■ **SHORT EXERCISE**: Exclude the pictures, then copy word for word the lines running from the beginning of the records through the line with "from bokeh.resources import INLINE".

■ **AVAILABLE DATA**:
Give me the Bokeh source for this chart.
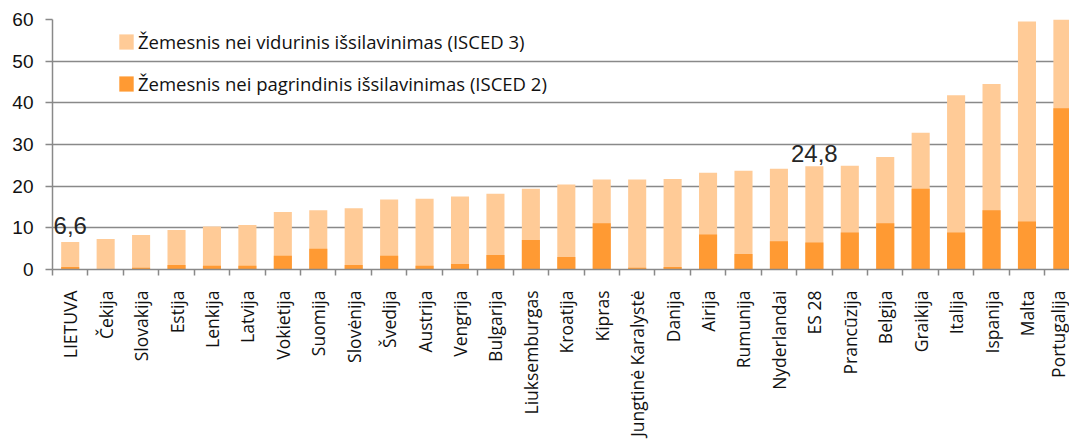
import math
import numpy as np
from bokeh.plotting import figure
from bokeh.core.properties import value
from bokeh.models import Range1d, FixedTicker, ColumnDataSource, LabelSet, Legend, LegendItem
from bokeh.embed import file_html
from bokeh.resources import INLINE

countries = ["LIETUVA", "Čekija", "Slovakija", "Estija", "Lenkija", "Latvija", "Vokietija",
             "Suomija", "Slovėnija", "Švedija", "Austrija", "Vengrija", "Bulgarija",
             "Liuksemburgas", "Kroatija", "Kipras", "Jungtinė Karalystė", "Danija", "Airija",
             "Rumunija", "Nyderlandai", "ES 28", "Prancūzija", "Belgija", "Graikija", "Italija",
             "Ispanija", "Malta", "Portugalija"]
# total share below upper-secondary (ISCED 3) and below lower-secondary (ISCED 2)
isced3_total = [6.6, 7.3, 8.3, 9.5, 10.3, 10.7, 13.8, 14.2, 14.7, 16.8, 17.0, 17.5, 18.2,
                19.4, 20.4, 21.6, 21.6, 21.7, 23.2, 23.7, 24.2, 24.8, 24.9, 27.0, 32.8, 41.8,
                44.5, 59.5, 60.5]
isced2_vals = [0.6, 0.0, 0.4, 1.1, 0.9, 0.9, 3.3, 5.0, 1.1, 3.3, 0.9, 1.3, 3.5, 7.1, 3.0,
               11.1, 0.4, 0.6, 8.4, 3.7, 6.8, 6.5, 8.9, 11.1, 19.4, 8.9, 14.2, 11.5, 38.7]
highlight = ["LIETUVA", "ES 28"]
y_ticks = [0, 10, 20, 30, 40, 50, 60]

LIGHT = "#FFCB97"
DARK = "#FF9A33"
GRID = "#898989"

idx = np.arange(len(countries))
src = ColumnDataSource(dict(x=idx, total=isced3_total, low=isced2_vals))

p = figure(width=1069, height=439, output_backend="svg", toolbar_location=None,
           x_range=Range1d(-0.5, 28.2), y_range=Range1d(0, 60),
           min_border_left=52, min_border_right=0, min_border_top=19, min_border_bottom=10)
p.outline_line_color = None
p.background_fill_color = "white"

r_light = p.vbar(x="x", top="total", bottom=0, width=0.51, source=src,
                 fill_color=LIGHT, line_color=None)
r_dark = p.vbar(x="x", top="low", bottom=0, width=0.51, source=src,
                fill_color=DARK, line_color=None)

# value labels
hl_i = [countries.index(c) for c in highlight]
lab_src = ColumnDataSource(dict(
    x=[int(i) for i in hl_i],
    y=[isced3_total[i] for i in hl_i],
    t=[f"{isced3_total[i]:.1f}".replace(".", ",") for i in hl_i],
    off=[8, 4],
))
p.add_layout(LabelSet(x="x", y="y", text="t", source=lab_src, y_offset="off",
                      text_align="center", text_baseline="alphabetic",
                      text_font=value("Liberation Sans"), text_font_size=value("24px"),
                      text_color="#262626"))

# x axis
xa = p.xaxis[0]
xa.ticker = FixedTicker(ticks=list(idx), minor_ticks=[i - 0.5 for i in range(len(countries) + 1)])
xa.major_label_overrides = {int(i): c for i, c in zip(idx, countries)}
xa.major_label_orientation = math.pi / 2
xa.major_label_text_font = "Open Sans"
xa.major_label_text_font_size = "17.5px"
xa.major_label_text_color = "#111111"
xa.major_label_standoff = 15
xa.major_tick_line_color = None
xa.major_tick_out = 0
xa.major_tick_in = 0
xa.minor_tick_line_color = GRID
xa.minor_tick_line_width = 1.5
xa.minor_tick_out = 6
xa.minor_tick_in = 0
xa.axis_line_color = GRID
xa.axis_line_width = 1.5

# y axis
ya = p.yaxis[0]
ya.ticker = FixedTicker(ticks=y_ticks)
ya.major_label_text_font = "Liberation Sans"
ya.major_label_text_font_size = "19px"
ya.major_label_text_color = "#111111"
ya.major_label_standoff = 12
ya.major_tick_out = 7
ya.major_tick_in = 0
ya.major_tick_line_color = GRID
ya.major_tick_line_width = 1.5
ya.minor_tick_line_color = None
ya.axis_line_color = GRID
ya.axis_line_width = 1.5

p.xgrid.grid_line_color = None
p.ygrid.grid_line_color = GRID
p.ygrid.grid_line_width = 1.5

legend = Legend(items=[
    LegendItem(label="Žemesnis nei vidurinis išsilavinimas (ISCED 3)", renderers=[r_light]),
    LegendItem(label="Žemesnis nei pagrindinis išsilavinimas (ISCED 2)", renderers=[r_dark]),
], location=(65, 173))
legend.padding = 0
legend.margin = 0
legend.spacing = 17
legend.glyph_width = 18
legend.glyph_height = 19
legend.label_height = 19
legend.label_standoff = 3
legend.label_text_font = "Open Sans"
legend.label_text_font_size = "18.5px"
legend.label_text_color = "#111111"
legend.border_line_color = None
legend.background_fill_alpha = 0
p.add_layout(legend, "center")

open("out.html", "w").write(file_html(p, INLINE))
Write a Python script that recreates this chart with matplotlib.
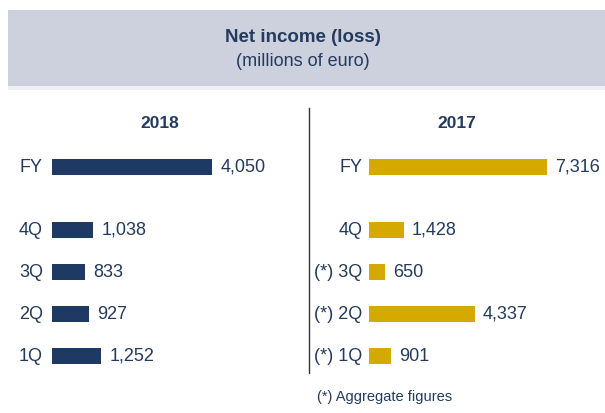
import matplotlib.pyplot as plt
from matplotlib.patches import Rectangle
from matplotlib.lines import Line2D

plt.rcParams['font.family'] = ['Liberation Sans', 'DejaVu Sans']

# data
labels_2018 = ["FY", "4Q", "3Q", "2Q", "1Q"]
values_2018 = [4050, 1038, 833, 927, 1252]
labels_2017 = ["FY", "4Q", "(*) 3Q", "(*) 2Q", "(*) 1Q"]
values_2017 = [7316, 1428, 650, 4337, 901]

navy = "#1e3a64"
gold = "#d4aa00"
txt = "#243a5e"

W, H = 605, 413
fig = plt.figure(figsize=(W / 100, H / 100), dpi=100)

def fx(px):
    return px / W

def fy(py):
    return 1 - py / H

# header band
fig.patches.append(Rectangle((fx(8), fy(86)), 1 - fx(8), (86 - 10) / H,
                             transform=fig.transFigure, facecolor="#cdd0dd",
                             edgecolor="none", zorder=0))
fig.patches.append(Rectangle((fx(8), fy(90)), 1 - fx(8), 4 / H,
                             transform=fig.transFigure, facecolor="#eff0f4",
                             edgecolor="none", zorder=0))
fig.text(0.5, fy(37), "Net income (loss)", ha="center", va="center",
         fontsize=13.5, fontweight="bold", color=txt)
fig.text(0.5, fy(62), "(millions of euro)", ha="center", va="center",
         fontsize=13, color=txt)

# divider
fig.lines.append(Line2D([fx(309), fx(309)], [fy(108), fy(373)],
                        transform=fig.transFigure, color="#333333", lw=1))

pos = [0, 1.5, 2.5, 3.5, 4.5]
unit = 42.0
top_px, bot_px = 140, 380
ylim = (4.5 + (bot_px - 356) / unit, -(167 - top_px) / unit)

def panel(x0, full_px, labels, values, color, pad):
    ax = fig.add_axes([fx(x0), fy(bot_px), fx(220), (bot_px - top_px) / H])
    ax.barh(pos, values, height=16 / unit, color=color)
    ax.set_xlim(0, values[0] * 220 / full_px)
    ax.set_ylim(*ylim)
    ax.set_yticks(pos)
    ax.set_yticklabels(labels, fontsize=13, color=txt, va="center")
    ax.tick_params(axis="y", length=0, pad=pad)
    ax.set_xticks([])
    for s in ax.spines.values():
        s.set_visible(False)
    ax.patch.set_visible(False)
    for p, v in zip(pos, values):
        ax.annotate(f"{v:,}", (v, p), xytext=(6, 0), textcoords="offset points",
                    ha="left", va="center", fontsize=13, color=txt)
    return ax

panel(52, 160, labels_2018, values_2018, navy, 6.5)
panel(369, 178, labels_2017, values_2017, gold, 4.5)

fig.text(fx(160), fy(123), "2018", ha="center", va="center",
         fontsize=12.5, fontweight="bold", color=txt)
fig.text(fx(457), fy(123), "2017", ha="center", va="center",
         fontsize=12.5, fontweight="bold", color=txt)
fig.text(fx(317), fy(397), "(*) Aggregate figures", ha="left", va="center",
         fontsize=10.5, color=txt)

fig.savefig("out.png", dpi=100)
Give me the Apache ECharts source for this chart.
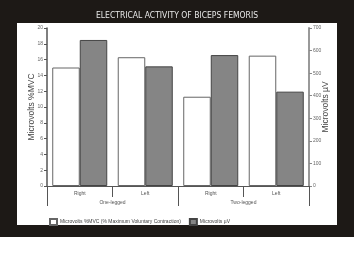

■ **REPLY**:
Give me the Bokeh source for this chart.
import math
import numpy as np
from bokeh.plotting import figure
from bokeh.core.properties import value
from bokeh.models import Range1d, FixedTicker, ColumnDataSource, LabelSet, Legend, LegendItem
from bokeh.embed import file_html
from bokeh.resources import INLINE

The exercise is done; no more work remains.